Putting a new twist on the old saying “what you don’t know can’t hurt you,” students in Katy ISD will no longer find Ds on their report cards under new grading policies adopted by the district’s board of trustees.

Katy students who score between 70 percent and 74 percent in a class will now receive a C-.

While D grades in Katy will no longer exist, grade point average calculations will remain unchanged for now. Students who get a C- would receive a 1.0 for GPA calculations. Those who get a C would get a 2.0. But that will change for students who are freshmen and in the classes that follow. For those students, any grades between 70 and 79 will earn a 2.0 on the GPA system.

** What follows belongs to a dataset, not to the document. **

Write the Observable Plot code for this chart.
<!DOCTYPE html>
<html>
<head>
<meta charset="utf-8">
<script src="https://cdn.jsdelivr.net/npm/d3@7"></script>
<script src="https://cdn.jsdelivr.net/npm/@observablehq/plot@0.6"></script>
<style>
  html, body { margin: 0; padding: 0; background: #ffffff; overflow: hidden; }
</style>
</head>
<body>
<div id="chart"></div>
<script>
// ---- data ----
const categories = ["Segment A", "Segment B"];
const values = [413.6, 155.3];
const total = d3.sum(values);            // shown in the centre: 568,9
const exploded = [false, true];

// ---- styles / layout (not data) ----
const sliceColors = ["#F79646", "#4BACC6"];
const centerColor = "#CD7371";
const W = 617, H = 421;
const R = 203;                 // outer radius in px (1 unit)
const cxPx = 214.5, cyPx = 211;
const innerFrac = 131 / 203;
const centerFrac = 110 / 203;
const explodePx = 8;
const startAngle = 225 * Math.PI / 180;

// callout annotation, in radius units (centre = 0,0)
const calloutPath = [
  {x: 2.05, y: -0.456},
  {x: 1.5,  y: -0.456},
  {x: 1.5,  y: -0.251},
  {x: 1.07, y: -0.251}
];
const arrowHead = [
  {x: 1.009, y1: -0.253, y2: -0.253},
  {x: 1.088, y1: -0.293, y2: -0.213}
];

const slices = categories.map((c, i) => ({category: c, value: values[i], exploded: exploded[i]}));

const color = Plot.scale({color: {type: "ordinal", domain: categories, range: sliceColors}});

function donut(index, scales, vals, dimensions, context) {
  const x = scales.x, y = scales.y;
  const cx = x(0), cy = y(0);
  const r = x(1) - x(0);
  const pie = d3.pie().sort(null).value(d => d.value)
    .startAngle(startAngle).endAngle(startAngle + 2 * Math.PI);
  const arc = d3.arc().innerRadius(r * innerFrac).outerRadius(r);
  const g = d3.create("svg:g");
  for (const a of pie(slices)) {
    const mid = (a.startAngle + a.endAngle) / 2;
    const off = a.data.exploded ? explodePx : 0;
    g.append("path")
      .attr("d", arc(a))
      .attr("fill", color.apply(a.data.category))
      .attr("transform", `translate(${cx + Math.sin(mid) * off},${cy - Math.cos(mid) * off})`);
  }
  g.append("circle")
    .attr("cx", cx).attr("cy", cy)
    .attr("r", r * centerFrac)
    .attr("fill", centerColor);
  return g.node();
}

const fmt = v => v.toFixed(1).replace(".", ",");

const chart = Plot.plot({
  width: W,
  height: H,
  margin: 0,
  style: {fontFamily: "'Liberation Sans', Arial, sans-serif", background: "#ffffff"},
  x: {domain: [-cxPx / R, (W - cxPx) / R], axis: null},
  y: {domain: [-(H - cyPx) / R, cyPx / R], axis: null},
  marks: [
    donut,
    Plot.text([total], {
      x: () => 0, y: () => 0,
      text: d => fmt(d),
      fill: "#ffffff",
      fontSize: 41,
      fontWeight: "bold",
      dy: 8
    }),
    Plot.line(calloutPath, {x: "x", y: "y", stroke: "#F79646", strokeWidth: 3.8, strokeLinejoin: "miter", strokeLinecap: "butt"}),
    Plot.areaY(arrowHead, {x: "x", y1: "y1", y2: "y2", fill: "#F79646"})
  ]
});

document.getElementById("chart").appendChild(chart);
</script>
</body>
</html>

In other changes to Katy ISD’s policies, rather than assigning and reporting a specific ranking to each student, students not in the top 10 percent of their class only will be notified if they are in the top 25 percent, 50 percent or 75 percent of their class. And if they’re not notified, students can assume they rank near the bottom of their class.

So what’s the point of all this?It looks like the district is trying to find a way around shaming students. Officials said changes in the reporting of rankings will grant students more anonymity and remove some stress as they prepare for college.

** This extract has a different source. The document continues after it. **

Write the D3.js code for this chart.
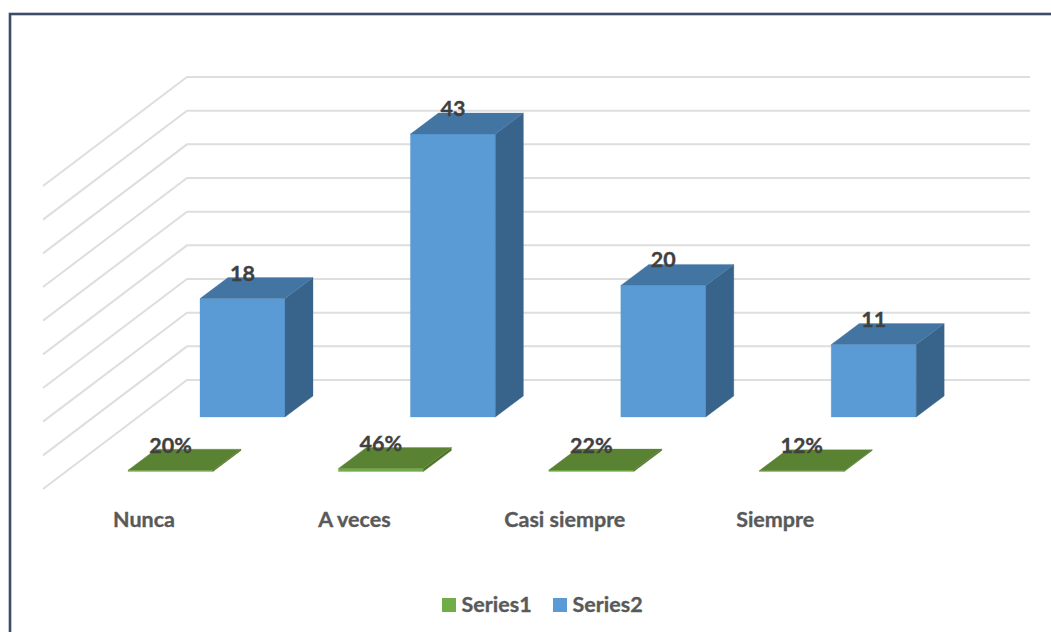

But in the process of trying not to insult students whose grades may reflect a lack of intelligence, the district might be insulting their intelligence. Whether it’s a C- or a D, between 70 and 74 percent is still between 70 and 74 percent, right above an F. Those students will know they would have gotten a D in the past. D doesn’t mean dumb, in this case.

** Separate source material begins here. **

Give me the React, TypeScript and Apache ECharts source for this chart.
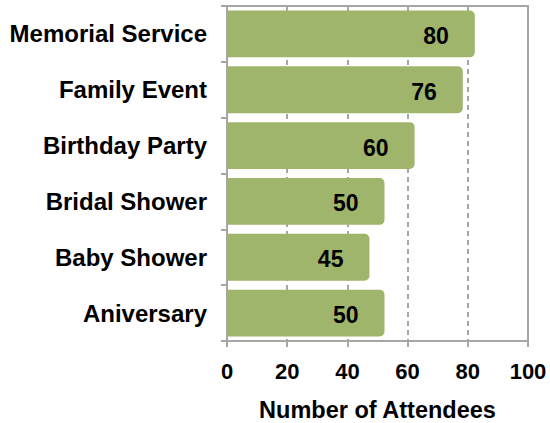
import React, { useEffect, useRef } from "react";
import * as echarts from "echarts";

const categories = ["Memorial Service", "Family Event", "Birthday Party", "Bridal Shower", "Baby Shower", "Aniversary"];
const values = [80, 76, 60, 50, 45, 50];
const xTicks = [0, 20, 40, 60, 80, 100];
const axisTitle = "Number of Attendees";

const FONT = "'Liberation Sans', Arial, Helvetica, sans-serif";
const GRAY = "#A6A6A6";
const BAR = "#9FB56C";

export default function App() {
  const ref = useRef<HTMLDivElement>(null);
  useEffect(() => {
    if (!ref.current) return;
    const chart = echarts.init(ref.current, null, { renderer: "svg" });
    chart.setOption({
      animation: false,
      backgroundColor: "#ffffff",
      grid: {
        left: 227, right: 22, top: 6, bottom: 82,
        outerBoundsMode: "none", containLabel: false,
        show: true, borderColor: GRAY, borderWidth: 2, backgroundColor: "transparent",
      },
      xAxis: {
        type: "value",
        min: xTicks[0],
        max: xTicks[xTicks.length - 1],
        interval: 20,
        name: axisTitle,
        nameLocation: "middle",
        nameGap: 57,
        nameTextStyle: { color: "#000", fontSize: 23.5, fontWeight: "bold", fontFamily: FONT },
        axisLine: { show: true, lineStyle: { color: GRAY, width: 2 } },
        axisTick: { show: true, length: 6, lineStyle: { color: GRAY, width: 2 } },
        splitLine: { show: true, lineStyle: { color: GRAY, width: 2, type: [5, 4] } },
        axisLabel: { color: "#000", fontSize: 22, fontWeight: "bold", fontFamily: FONT, margin: 19 },
      },
      yAxis: {
        type: "category",
        data: categories,
        inverse: true,
        axisLine: { show: true, lineStyle: { color: GRAY, width: 2 } },
        axisTick: { show: true, length: 6, lineStyle: { color: GRAY, width: 2 } },
        axisLabel: { color: "#000", fontSize: 24, fontWeight: "bold", fontFamily: FONT, margin: 20, padding: [4, 0, 0, 0] },
      },
      series: [
        {
          type: "custom",
          encode: { x: 0, y: 1 },
          data: values.map((v, i) => [v, i]),
          renderItem: (params: any, api: any) => {
            const v = api.value(0);
            const idx = api.value(1);
            const start = api.coord([0, idx]);
            const end = api.coord([v, idx]);
            const band = api.size([0, 1])[1];
            const h = band * 0.84;
            const right = end[0] + 7;
            return {
              type: "group",
              children: [
                {
                  type: "rect",
                  shape: { x: start[0], y: start[1] - h / 2, width: right - start[0], height: h, r: [0, 5, 5, 0] },
                  style: { fill: BAR },
                },
                {
                  type: "text",
                  x: right - 26,
                  y: start[1] + 2,
                  style: {
                    text: String(v),
                    align: "right",
                    verticalAlign: "middle",
                    fill: "#000",
                    font: `bold 23px ${FONT}`,
                  },
                },
              ],
            };
          },
        },
      ],
    });
    return () => chart.dispose();
  }, []);
  return <div ref={ref} style={{ position: "fixed", left: 0, top: 0, width: 550, height: 423 }} />;
}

These efforts seem to be si milar to the participation awards handed out by schools In the process of trying not hurt students’ feelings, the schools are doing a disservice to them. Students want and deserve a chance to know where they stand, in a fair manner with no semantics involved. Isn’t that part of the education process: teaching students to earn what they learn and letting them know in an honest manner?

Also, part of the education process is preparing students for the real world. With Katy’s new policies, the district is ducking that responsibility.